Sunday, October 15, 2006 | 12:00 a.m. CDT; updated 1:57 p.m. CDT, Saturday, July 19, 2008

For five years, Steve Conde has been the emotional leader of Matt Lawrence’s cheering section.

As captain of the Super Fan Club at Lafayette High School in St. Louis, Conde led waves, hollered chants, and pumped up the crowd as Lawrence, his high school team’s star player, dished out assists and canned threes for the Lancers.

“I think every year Conde was there, he was probably our best fan,” Lawrence said.

Two years and several thousand more students later, Conde, a junior at MU, again found himself rooting for his hometown friend after Lawrence accepted a scholarship to play for the Tigers.

And while Conde has enjoyed cheering for Lawrence throughout their friendship, he couldn’t have been more excited to learn about an opportunity for the roles to finally be reversed.

For the first time, this year the Missouri basketball team let students participate in team drills during the first practice.
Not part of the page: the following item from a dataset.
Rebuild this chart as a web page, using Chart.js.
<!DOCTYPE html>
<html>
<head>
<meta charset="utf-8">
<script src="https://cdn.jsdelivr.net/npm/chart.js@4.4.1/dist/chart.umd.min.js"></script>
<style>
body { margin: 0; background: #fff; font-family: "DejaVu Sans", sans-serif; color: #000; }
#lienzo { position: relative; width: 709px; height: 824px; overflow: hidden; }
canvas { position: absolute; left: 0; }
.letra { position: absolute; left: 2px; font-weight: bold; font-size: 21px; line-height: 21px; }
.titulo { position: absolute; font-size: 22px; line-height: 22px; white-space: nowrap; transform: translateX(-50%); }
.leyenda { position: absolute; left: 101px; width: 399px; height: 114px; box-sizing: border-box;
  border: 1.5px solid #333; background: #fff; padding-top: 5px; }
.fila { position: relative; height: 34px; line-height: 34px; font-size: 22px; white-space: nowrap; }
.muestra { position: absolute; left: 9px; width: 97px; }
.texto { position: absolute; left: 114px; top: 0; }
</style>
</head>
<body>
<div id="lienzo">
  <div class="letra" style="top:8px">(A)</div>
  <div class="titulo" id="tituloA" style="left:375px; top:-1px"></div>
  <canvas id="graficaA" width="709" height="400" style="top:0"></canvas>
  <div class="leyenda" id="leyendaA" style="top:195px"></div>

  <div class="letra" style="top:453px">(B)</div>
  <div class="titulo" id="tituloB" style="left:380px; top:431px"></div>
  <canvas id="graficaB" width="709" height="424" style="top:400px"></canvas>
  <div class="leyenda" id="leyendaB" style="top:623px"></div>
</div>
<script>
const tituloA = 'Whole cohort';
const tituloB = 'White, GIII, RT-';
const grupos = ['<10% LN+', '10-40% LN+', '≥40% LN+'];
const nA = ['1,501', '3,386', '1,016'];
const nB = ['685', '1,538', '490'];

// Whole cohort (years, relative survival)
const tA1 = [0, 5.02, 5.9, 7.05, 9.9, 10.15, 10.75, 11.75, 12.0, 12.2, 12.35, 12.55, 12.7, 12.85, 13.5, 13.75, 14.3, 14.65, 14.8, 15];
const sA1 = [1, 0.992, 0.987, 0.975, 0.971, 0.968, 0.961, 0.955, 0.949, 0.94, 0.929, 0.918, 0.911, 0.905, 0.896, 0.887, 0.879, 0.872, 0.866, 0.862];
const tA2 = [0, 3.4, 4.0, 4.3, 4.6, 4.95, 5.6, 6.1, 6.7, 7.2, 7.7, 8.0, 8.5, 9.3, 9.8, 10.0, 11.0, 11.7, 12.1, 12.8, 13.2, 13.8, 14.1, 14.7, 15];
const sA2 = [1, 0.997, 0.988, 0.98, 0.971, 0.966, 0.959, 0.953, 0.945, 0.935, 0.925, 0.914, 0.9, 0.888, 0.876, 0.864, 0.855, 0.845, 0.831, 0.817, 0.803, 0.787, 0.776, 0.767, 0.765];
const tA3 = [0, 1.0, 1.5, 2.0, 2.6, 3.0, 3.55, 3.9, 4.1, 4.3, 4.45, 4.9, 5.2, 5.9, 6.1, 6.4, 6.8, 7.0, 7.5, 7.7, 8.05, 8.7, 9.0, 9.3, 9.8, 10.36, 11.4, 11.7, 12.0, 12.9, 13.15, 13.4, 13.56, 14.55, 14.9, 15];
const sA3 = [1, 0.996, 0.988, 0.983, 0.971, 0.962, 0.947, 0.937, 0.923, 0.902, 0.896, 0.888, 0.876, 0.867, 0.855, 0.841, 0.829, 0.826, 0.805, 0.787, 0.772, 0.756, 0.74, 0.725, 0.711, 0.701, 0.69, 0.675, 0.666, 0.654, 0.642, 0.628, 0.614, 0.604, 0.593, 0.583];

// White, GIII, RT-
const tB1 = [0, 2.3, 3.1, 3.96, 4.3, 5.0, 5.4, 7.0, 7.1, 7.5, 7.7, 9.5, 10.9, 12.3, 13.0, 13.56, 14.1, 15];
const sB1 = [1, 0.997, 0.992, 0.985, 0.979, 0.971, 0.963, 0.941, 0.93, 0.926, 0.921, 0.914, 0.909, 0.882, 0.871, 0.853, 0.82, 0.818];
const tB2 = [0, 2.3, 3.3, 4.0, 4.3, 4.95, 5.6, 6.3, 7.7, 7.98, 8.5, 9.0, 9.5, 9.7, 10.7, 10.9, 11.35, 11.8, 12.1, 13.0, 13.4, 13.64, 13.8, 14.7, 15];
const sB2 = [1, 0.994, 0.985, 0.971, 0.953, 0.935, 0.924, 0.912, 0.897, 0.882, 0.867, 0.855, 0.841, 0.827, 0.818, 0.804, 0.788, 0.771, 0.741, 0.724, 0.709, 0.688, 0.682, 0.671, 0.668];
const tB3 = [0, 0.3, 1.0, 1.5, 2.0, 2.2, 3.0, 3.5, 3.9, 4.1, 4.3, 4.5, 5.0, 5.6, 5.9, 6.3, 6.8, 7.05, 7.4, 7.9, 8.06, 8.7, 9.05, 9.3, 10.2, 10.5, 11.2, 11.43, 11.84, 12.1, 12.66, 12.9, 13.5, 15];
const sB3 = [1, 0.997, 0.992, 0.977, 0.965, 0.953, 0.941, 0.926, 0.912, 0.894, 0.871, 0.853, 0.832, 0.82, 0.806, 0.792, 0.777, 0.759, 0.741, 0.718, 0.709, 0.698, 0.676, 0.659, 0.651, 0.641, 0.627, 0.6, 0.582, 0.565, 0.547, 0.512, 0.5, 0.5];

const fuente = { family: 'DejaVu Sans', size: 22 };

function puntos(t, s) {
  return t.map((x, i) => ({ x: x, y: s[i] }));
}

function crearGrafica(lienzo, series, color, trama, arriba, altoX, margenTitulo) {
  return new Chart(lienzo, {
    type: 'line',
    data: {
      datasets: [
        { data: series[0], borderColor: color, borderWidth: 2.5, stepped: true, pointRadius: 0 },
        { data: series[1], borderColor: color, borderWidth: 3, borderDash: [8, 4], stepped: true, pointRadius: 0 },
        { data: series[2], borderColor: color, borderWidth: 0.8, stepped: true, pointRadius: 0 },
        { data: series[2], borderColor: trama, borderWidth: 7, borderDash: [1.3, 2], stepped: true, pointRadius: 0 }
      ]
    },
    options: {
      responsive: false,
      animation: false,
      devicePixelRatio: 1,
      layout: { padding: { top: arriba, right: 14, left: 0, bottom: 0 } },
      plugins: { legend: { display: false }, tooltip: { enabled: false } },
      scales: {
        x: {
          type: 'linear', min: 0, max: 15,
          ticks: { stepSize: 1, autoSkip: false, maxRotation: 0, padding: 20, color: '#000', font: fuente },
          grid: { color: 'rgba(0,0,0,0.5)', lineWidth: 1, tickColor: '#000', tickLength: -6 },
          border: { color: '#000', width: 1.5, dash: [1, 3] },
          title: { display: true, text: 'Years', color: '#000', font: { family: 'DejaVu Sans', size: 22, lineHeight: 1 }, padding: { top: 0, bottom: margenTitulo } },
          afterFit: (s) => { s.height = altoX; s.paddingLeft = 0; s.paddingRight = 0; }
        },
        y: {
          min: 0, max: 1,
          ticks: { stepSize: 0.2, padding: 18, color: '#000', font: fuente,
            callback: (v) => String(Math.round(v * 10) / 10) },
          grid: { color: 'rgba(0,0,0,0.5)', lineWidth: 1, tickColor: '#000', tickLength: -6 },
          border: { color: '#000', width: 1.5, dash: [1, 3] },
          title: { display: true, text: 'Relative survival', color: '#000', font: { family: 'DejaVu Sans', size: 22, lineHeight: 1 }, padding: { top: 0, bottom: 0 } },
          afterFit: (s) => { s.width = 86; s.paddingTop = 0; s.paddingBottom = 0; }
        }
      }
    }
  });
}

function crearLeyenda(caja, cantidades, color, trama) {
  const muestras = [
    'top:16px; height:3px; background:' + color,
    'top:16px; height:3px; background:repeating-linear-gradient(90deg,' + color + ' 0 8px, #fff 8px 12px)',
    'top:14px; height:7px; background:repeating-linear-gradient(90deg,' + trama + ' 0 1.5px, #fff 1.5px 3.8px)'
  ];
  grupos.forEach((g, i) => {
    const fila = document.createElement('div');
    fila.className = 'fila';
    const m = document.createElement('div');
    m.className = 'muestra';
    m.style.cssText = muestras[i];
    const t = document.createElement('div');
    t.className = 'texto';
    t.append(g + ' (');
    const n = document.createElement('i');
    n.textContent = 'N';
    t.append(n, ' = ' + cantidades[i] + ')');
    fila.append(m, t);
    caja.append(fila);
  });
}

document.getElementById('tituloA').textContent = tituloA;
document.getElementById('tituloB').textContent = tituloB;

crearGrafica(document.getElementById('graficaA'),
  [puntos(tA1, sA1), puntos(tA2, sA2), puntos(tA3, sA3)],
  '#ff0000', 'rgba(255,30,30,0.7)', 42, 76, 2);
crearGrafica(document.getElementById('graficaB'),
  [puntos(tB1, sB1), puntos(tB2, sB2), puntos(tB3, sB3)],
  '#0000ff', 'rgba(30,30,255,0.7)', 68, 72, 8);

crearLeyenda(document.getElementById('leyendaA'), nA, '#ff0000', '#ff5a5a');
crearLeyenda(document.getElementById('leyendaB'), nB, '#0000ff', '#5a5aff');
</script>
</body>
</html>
“Conde called me and told me he was going to do all this stuff, running up and down the floor, doing our drills and stuff,” Lawrence said. “I was excited to see what he had out there, which was...you know, he’s got a little game.”
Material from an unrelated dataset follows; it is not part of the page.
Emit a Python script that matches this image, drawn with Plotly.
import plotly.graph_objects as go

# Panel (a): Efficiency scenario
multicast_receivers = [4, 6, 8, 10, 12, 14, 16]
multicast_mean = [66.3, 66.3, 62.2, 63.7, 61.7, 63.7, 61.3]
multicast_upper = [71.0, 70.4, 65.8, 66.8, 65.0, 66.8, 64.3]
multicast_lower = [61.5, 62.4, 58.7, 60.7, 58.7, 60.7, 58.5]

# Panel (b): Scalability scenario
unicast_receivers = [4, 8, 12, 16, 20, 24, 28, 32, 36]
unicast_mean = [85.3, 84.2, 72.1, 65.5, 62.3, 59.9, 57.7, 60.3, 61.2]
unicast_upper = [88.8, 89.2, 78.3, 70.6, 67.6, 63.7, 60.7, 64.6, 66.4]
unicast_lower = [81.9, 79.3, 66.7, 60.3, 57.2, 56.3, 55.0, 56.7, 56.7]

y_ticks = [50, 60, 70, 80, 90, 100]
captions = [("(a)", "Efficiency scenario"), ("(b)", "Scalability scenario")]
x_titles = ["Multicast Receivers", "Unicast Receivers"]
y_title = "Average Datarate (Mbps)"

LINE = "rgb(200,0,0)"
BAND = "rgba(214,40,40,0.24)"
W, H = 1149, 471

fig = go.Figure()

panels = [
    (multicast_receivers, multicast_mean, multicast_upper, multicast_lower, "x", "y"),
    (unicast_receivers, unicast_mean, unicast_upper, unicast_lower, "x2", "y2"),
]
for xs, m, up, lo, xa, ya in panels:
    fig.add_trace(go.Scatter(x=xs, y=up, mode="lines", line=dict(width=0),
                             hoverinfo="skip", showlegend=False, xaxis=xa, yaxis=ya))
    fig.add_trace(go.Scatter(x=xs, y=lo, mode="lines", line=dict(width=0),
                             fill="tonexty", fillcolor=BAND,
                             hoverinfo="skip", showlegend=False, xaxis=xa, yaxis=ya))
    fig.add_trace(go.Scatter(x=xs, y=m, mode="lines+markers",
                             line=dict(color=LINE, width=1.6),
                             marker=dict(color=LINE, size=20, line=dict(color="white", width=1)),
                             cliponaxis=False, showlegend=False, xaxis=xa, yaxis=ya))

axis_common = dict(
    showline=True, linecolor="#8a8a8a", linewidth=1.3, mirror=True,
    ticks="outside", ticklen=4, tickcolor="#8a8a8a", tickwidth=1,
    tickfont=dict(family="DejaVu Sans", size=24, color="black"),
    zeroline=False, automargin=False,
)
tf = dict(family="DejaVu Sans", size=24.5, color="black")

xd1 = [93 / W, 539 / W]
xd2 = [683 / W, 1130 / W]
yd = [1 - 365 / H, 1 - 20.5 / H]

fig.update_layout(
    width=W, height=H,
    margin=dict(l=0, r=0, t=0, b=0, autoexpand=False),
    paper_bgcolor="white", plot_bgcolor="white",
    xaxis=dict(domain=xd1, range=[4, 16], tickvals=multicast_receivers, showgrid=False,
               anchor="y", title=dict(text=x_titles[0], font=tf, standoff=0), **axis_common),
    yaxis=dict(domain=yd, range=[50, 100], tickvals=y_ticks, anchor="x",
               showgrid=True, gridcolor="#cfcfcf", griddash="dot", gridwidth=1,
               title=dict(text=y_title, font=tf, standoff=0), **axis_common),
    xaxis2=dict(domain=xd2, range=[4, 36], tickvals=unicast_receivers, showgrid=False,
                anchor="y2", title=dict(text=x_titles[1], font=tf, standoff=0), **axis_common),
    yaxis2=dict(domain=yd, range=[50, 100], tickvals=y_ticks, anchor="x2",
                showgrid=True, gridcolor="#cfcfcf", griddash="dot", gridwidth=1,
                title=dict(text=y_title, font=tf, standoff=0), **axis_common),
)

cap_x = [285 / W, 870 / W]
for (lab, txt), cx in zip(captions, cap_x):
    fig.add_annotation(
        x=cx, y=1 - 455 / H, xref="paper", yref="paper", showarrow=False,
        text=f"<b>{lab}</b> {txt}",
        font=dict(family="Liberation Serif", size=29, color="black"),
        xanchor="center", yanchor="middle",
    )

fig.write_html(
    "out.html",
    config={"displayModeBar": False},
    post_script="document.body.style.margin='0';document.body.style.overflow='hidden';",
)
What Conde wasn’t expecting, however, was the five-on-five scrimmage he got to participate in after the drills. Conde is never afraid to talk up his game to Lawrence, but this was finally Conde’s chance to back it up with the basketball team watching from the bench.
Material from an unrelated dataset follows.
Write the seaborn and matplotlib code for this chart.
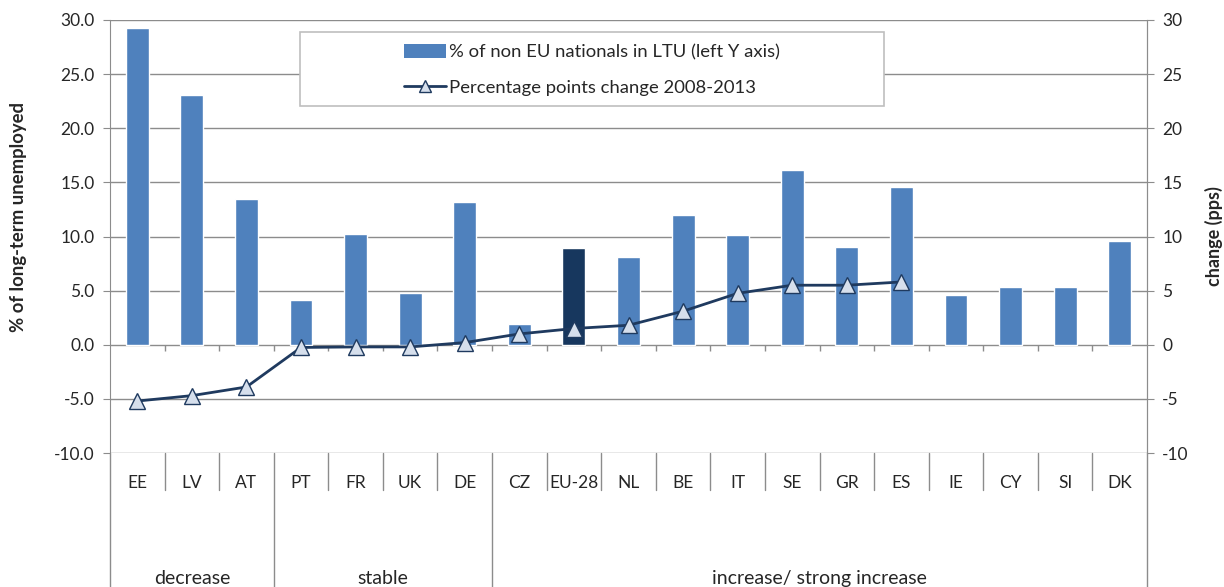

But during the six-minute game, on the biggest stage in his basketball career, Conde failed to prove himself, shooting an underwhelming one-for-three on his team’s way to a 9-6 loss.

“I was a little nervous because whenever we go out and play a pick-up game or something like that, I always play terrible in front of him,” Conde said. “He doesn’t think I’m very good at all.”

After the scrimmage, Conde had a number of excuses for his mediocre play. He had already worked out that day, he said. The teams were uneven, he claimed. Regardless of the excuses, Lawrence couldn’t have found Conde’s time in the spotlight more amusing.

“I think he should have shot the ball more,” Lawrence said, laughing. “ I mean, he was trying to distribute the ball a little more, get the girls involved, but Steve Conde’s got a J, he needs to take the three.”

As a spectator, Lawrence had just as much fun.

“Oh, it was great,” he said. “Steve’s always talking about how he’s killin’ at the Rec and everything, so it was good to have him come out here where I play and show me his skills.”